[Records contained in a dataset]
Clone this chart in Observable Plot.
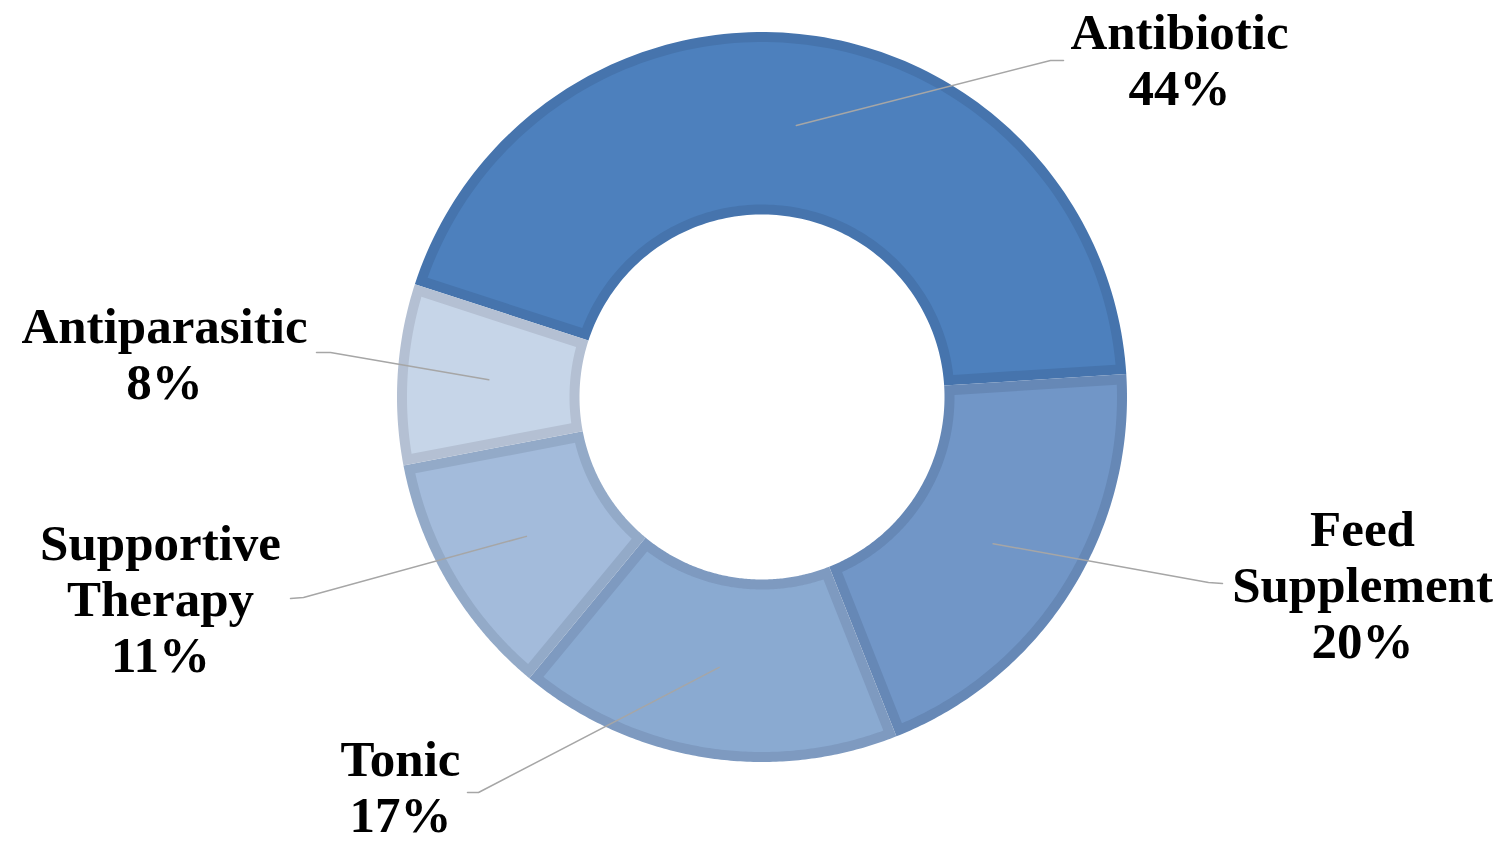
<!DOCTYPE html>
<html>
<head>
<meta charset="utf-8">
<script src="https://cdn.jsdelivr.net/npm/d3@7"></script>
<script src="https://cdn.jsdelivr.net/npm/@observablehq/plot@0.6"></script>
<style>
  html, body { margin: 0; padding: 0; background: #ffffff; }
  #chart { width: 1502px; height: 841px; }
</style>
</head>
<body>
<div id="chart"></div>
<script>
// ---- data ----
const categories = ["Antibiotic", "Feed Supplement", "Tonic", "Supportive Therapy", "Antiparasitic"];
const values = [44, 20, 17, 11, 8];

// ---- styles ----
const fillColors = ["#4d80bd", "#7196c7", "#8aaad1", "#a3bbdb", "#c6d5e8"];
const borderColors = ["#4674ad", "#6688b6", "#7e9ac0", "#93aac8", "#b4c0d3"];

// ---- layout (pixel units of the drawing) ----
const W = 1502, H = 841;
const center = {x: 761.5, y: 396.5};
const outerR = 365, innerR = 182.5, border = 10;
const startDeg = -72;
const fontSize = 51, lineHeight = 56;
const labelLayout = [
  {elbow: [1050, 60], end: [1063, 60], x: 1179, baseline: 48},
  {elbow: [1208, 582], end: [1222, 583], x: 1362, baseline: 545},
  {elbow: [478, 792], end: [467, 792], x: 400, baseline: 775},
  {elbow: [303, 597], end: [290, 598], x: 160, baseline: 559},
  {elbow: [330, 352], end: [316, 352], x: 164, baseline: 342}
];

// ---- compute slices ----
const start = startDeg * Math.PI / 180;
const arcs = d3.pie().sort(null).startAngle(start).endAngle(start + 2 * Math.PI)(values);

const px = (r, a) => center.x + r * Math.sin(a);
const py = (r, a) => center.y - r * Math.cos(a);

function ring(name, a0, a1, ro, ri, inset, key, color) {
  const pts = [];
  const n = 120;
  const ao = inset ? Math.asin(inset / ro) : 0;
  const ai = inset ? Math.asin(inset / ri) : 0;
  const o0 = a0 + ao, o1 = a1 - ao, i0 = a0 + ai, i1 = a1 - ai;
  for (let k = 0; k <= n; k++) {
    const a = o0 + (o1 - o0) * k / n;
    pts.push({key, color, x: px(ro, a), y: py(ro, a)});
  }
  for (let k = n; k >= 0; k--) {
    const a = i0 + (i1 - i0) * k / n;
    pts.push({key, color, x: px(ri, a), y: py(ri, a)});
  }
  pts.push({...pts[0]});
  return pts;
}

const borderRows = [], fillRows = [], leaderRows = [], textRows = [];
arcs.forEach((arc, i) => {
  const name = categories[i];
  borderRows.push(...ring(name, arc.startAngle, arc.endAngle, outerR, innerR, 0, name + "-b", borderColors[i]));
  fillRows.push(...ring(name, arc.startAngle, arc.endAngle, outerR - border, innerR + border, border, name + "-f", fillColors[i]));
  const mid = (arc.startAngle + arc.endAngle) / 2;
  const rMid = (outerR + innerR) / 2;
  const L = labelLayout[i];
  leaderRows.push({key: name, x: px(rMid, mid), y: py(rMid, mid)});
  leaderRows.push({key: name, x: L.elbow[0], y: L.elbow[1]});
  leaderRows.push({key: name, x: L.end[0], y: L.end[1]});
  const lines = [...name.split(" "), values[i] + "%"];
  lines.forEach((t, j) => {
    textRows.push({text: t, x: L.x, y: L.baseline + j * lineHeight - 0.32 * fontSize});
  });
});

const chart = Plot.plot({
  width: W,
  height: H,
  margin: 0,
  x: {domain: [0, W], range: [0, W], axis: null},
  y: {domain: [0, H], range: [0, H], axis: null},
  color: {type: "identity"},
  style: {background: "#ffffff"},
  marks: [
    Plot.line(borderRows, {x: "x", y: "y", z: "key", fill: "color", stroke: "none", curve: "linear"}),
    Plot.line(fillRows, {x: "x", y: "y", z: "key", fill: "color", stroke: "none", curve: "linear"}),
    Plot.line(leaderRows, {x: "x", y: "y", z: "key", stroke: "#a6a6a6", strokeWidth: 1.5, curve: "linear"}),
    Plot.text(textRows, {
      x: "x", y: "y", text: "text",
      fontSize: fontSize, fontWeight: "bold",
      fontFamily: "Liberation Serif",
      fill: "#000000", textAnchor: "middle"
    })
  ]
});
document.getElementById("chart").appendChild(chart);
</script>
</body>
</html>
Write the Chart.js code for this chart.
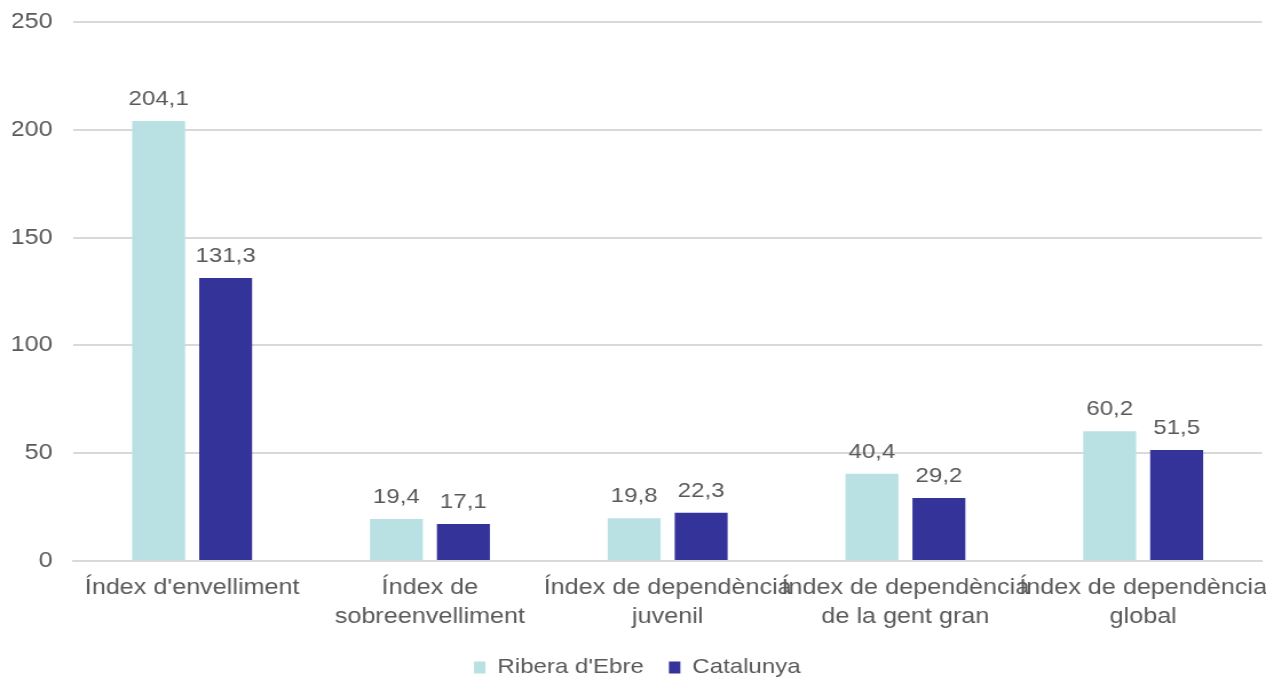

Objective: Each line of the material must be retyped exactly, except that images are omitted.

Result below:
Clone this chart in Observable Plot.
<!DOCTYPE html>
<html>
<head>
<meta charset="utf-8">
<script src="https://cdn.jsdelivr.net/npm/d3@7"></script>
<script src="https://cdn.jsdelivr.net/npm/@observablehq/plot@0.6"></script>
<style>
  html, body { margin: 0; padding: 0; background: #ffffff; }
  #chart { width: 1502px; height: 841px; }
</style>
</head>
<body>
<div id="chart"></div>
<script>
// ---- data ----
const categories = ["Antibiotic", "Feed Supplement", "Tonic", "Supportive Therapy", "Antiparasitic"];
const values = [44, 20, 17, 11, 8];

// ---- styles ----
const fillColors = ["#4d80bd", "#7196c7", "#8aaad1", "#a3bbdb", "#c6d5e8"];
const borderColors = ["#4674ad", "#6688b6", "#7e9ac0", "#93aac8", "#b4c0d3"];

// ---- layout (pixel units of the drawing) ----
const W = 1502, H = 841;
const center = {x: 761.5, y: 396.5};
const outerR = 365, innerR = 182.5, border = 10;
const startDeg = -72;
const fontSize = 51, lineHeight = 56;
const labelLayout = [
  {elbow: [1050, 60], end: [1063, 60], x: 1179, baseline: 48},
  {elbow: [1208, 582], end: [1222, 583], x: 1362, baseline: 545},
  {elbow: [478, 792], end: [467, 792], x: 400, baseline: 775},
  {elbow: [303, 597], end: [290, 598], x: 160, baseline: 559},
  {elbow: [330, 352], end: [316, 352], x: 164, baseline: 342}
];

// ---- compute slices ----
const start = startDeg * Math.PI / 180;
const arcs = d3.pie().sort(null).startAngle(start).endAngle(start + 2 * Math.PI)(values);

const px = (r, a) => center.x + r * Math.sin(a);
const py = (r, a) => center.y - r * Math.cos(a);

function ring(name, a0, a1, ro, ri, inset, key, color) {
  const pts = [];
  const n = 120;
  const ao = inset ? Math.asin(inset / ro) : 0;
  const ai = inset ? Math.asin(inset / ri) : 0;
  const o0 = a0 + ao, o1 = a1 - ao, i0 = a0 + ai, i1 = a1 - ai;
  for (let k = 0; k <= n; k++) {
    const a = o0 + (o1 - o0) * k / n;
    pts.push({key, color, x: px(ro, a), y: py(ro, a)});
  }
  for (let k = n; k >= 0; k--) {
    const a = i0 + (i1 - i0) * k / n;
    pts.push({key, color, x: px(ri, a), y: py(ri, a)});
  }
  pts.push({...pts[0]});
  return pts;
}

const borderRows = [], fillRows = [], leaderRows = [], textRows = [];
arcs.forEach((arc, i) => {
  const name = categories[i];
  borderRows.push(...ring(name, arc.startAngle, arc.endAngle, outerR, innerR, 0, name + "-b", borderColors[i]));
  fillRows.push(...ring(name, arc.startAngle, arc.endAngle, outerR - border, innerR + border, border, name + "-f", fillColors[i]));
  const mid = (arc.startAngle + arc.endAngle) / 2;
  const rMid = (outerR + innerR) / 2;
  const L = labelLayout[i];
  leaderRows.push({key: name, x: px(rMid, mid), y: py(rMid, mid)});
  leaderRows.push({key: name, x: L.elbow[0], y: L.elbow[1]});
  leaderRows.push({key: name, x: L.end[0], y: L.end[1]});
  const lines = [...name.split(" "), values[i] + "%"];
  lines.forEach((t, j) => {
    textRows.push({text: t, x: L.x, y: L.baseline + j * lineHeight - 0.32 * fontSize});
  });
});

const chart = Plot.plot({
  width: W,
  height: H,
  margin: 0,
  x: {domain: [0, W], range: [0, W], axis: null},
  y: {domain: [0, H], range: [0, H], axis: null},
  color: {type: "identity"},
  style: {background: "#ffffff"},
  marks: [
    Plot.line(borderRows, {x: "x", y: "y", z: "key", fill: "color", stroke: "none", curve: "linear"}),
    Plot.line(fillRows, {x: "x", y: "y", z: "key", fill: "color", stroke: "none", curve: "linear"}),
    Plot.line(leaderRows, {x: "x", y: "y", z: "key", stroke: "#a6a6a6", strokeWidth: 1.5, curve: "linear"}),
    Plot.text(textRows, {
      x: "x", y: "y", text: "text",
      fontSize: fontSize, fontWeight: "bold",
      fontFamily: "Liberation Serif",
      fill: "#000000", textAnchor: "middle"
    })
  ]
});
document.getElementById("chart").appendChild(chart);
</script>
</body>
</html>
Write the Chart.js code for this chart.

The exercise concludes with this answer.